Trump is seeking to throw the case out on the rationale that Bragg unlawfully withheld so-called “Brady material,” which amounts to exculpatory or impeachment evidence that a defendant can use to show his innocence. (In a 1963 case called Brady v. Maryland, the Supreme Court held that failure to turn that stuff over is a violation of the Due Process Clause.) The problem for Trump is that Bragg didn’t have this information, either—so there was nothing for the Manhattan D.A. to disclose, and therefore no valid claim that Brady was violated. That said, Bragg agreed to a short delay to allow his office and Trump’s lawyers to review the information. In a recent filing, Bragg stated that only around 270 documents are new and relevant to the case against Trump, and they mostly help the prosecution. This means that in all likelihood, the trial will go forward in April. The judge will decide on Monday.

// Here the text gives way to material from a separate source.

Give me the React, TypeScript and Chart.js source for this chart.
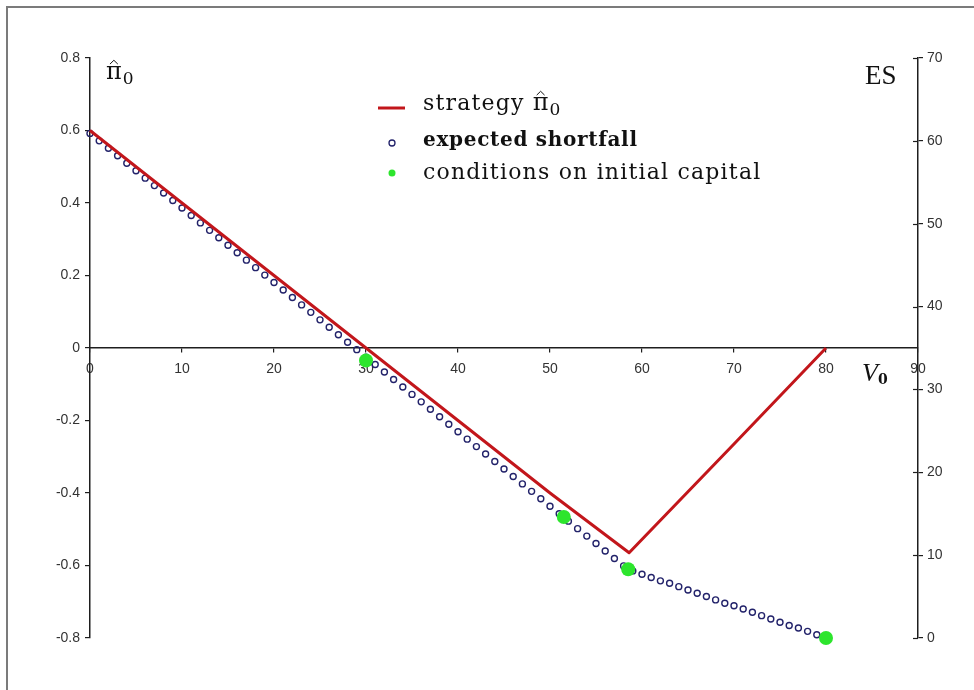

4. The $464 million civil fraud judgment against Trump is unlikely to make its way into evidence in the Bragg case—unless his lawyers allow him to testify or make arguments about his “good” character.
Trump is reeling over the looming deadline for putting up a bond to cover the gargantuan judgment in the separate civil fraud case involving his false inflation of assets for purposes of securing loans. His lawyers told Justice Arthur Engoron that he tried thirty different bond companies but nobody will help him. (He did manage to get one such company to cover the $92 million of judgments in the E. Jean Carroll defamation cases.) On Thursday, Engoron directed Trump to provide details of his predicament to a court-appointed monitor, former federal Judge Barbara Jones, who will undoubtedly sniff out if he is duping the court (after all, the judgment itself is based on multiple lies to multiple creditors).

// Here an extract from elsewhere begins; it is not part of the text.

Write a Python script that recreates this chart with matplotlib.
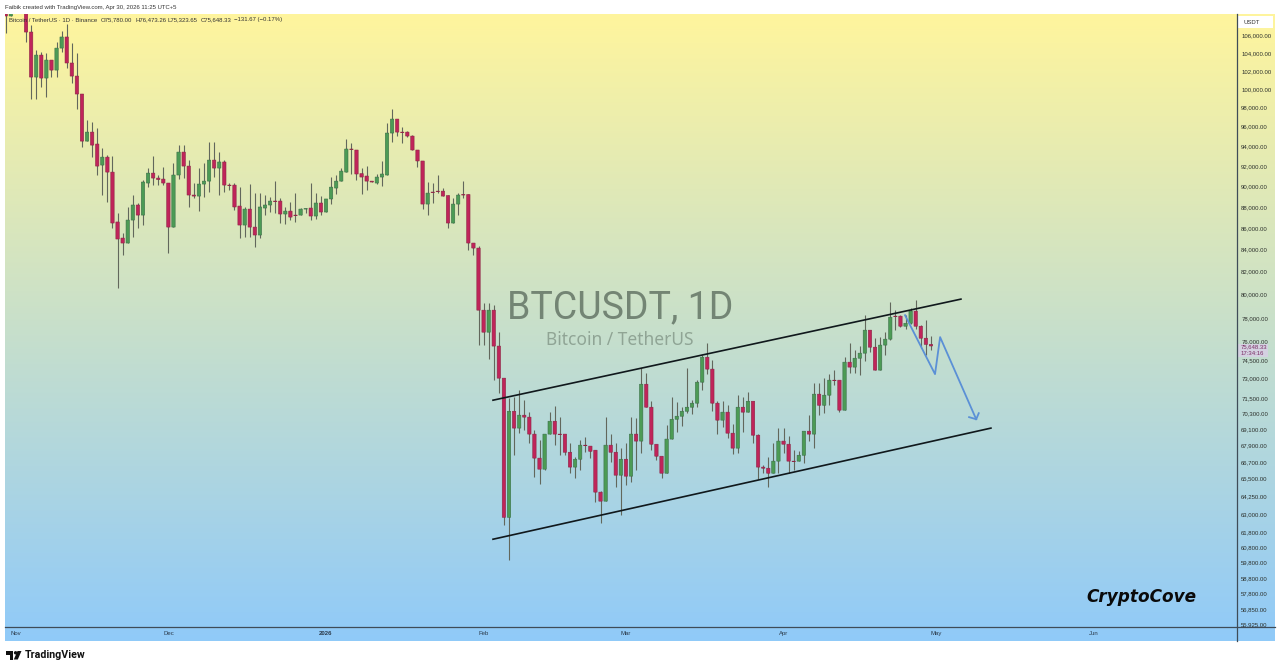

If Trump can’t secure a bond by March 25, he won’t be granted an automatic stay—a pause in the collection of the money he owes—and New York Attorney General Letitia James can begin the process of seizing his assets, including real estate, to satisfy the judgment.1 That process is hardly straightforward, as the judgment issued out of New York and his real property is all over the world. Ownership is also undoubtedly layered with shell companies and other legal complexities that will make the assets hard to reach—or at least cause long delays before New York can get paid. Trump could protect himself from this exposure now if he files for bankruptcy, which his businesses have done numerous times before, but his campaign is apparently weighing whether the spectacle of an asset seizure process will give him a boost in the polls (it might) or whether declaring bankruptcy or inviting publicity over his lavish personal holdings yet again might cost him some support (who knows). There’s also the disturbing specter of foreign governments and other high-asset entities and individuals approaching Trump with offers to loan him the half-billion dollars to cover the judgment—in exchange for who-knows-what. This makes him, the Republican nominee for president for a record-tying third time, an acute national security risk.
But we knew that already.
Correction (March 23, 2024, 8:00 a.m.): Due to an editing error, this article originally said that “if Trump can’t secure a bond, he can’t appeal the judgment” in the civil fraud case for which he owes $454 million. The relevant sentence has been corrected to reflect that he can appeal but won’t be granted an automatic stay pausing the collection of what he owes.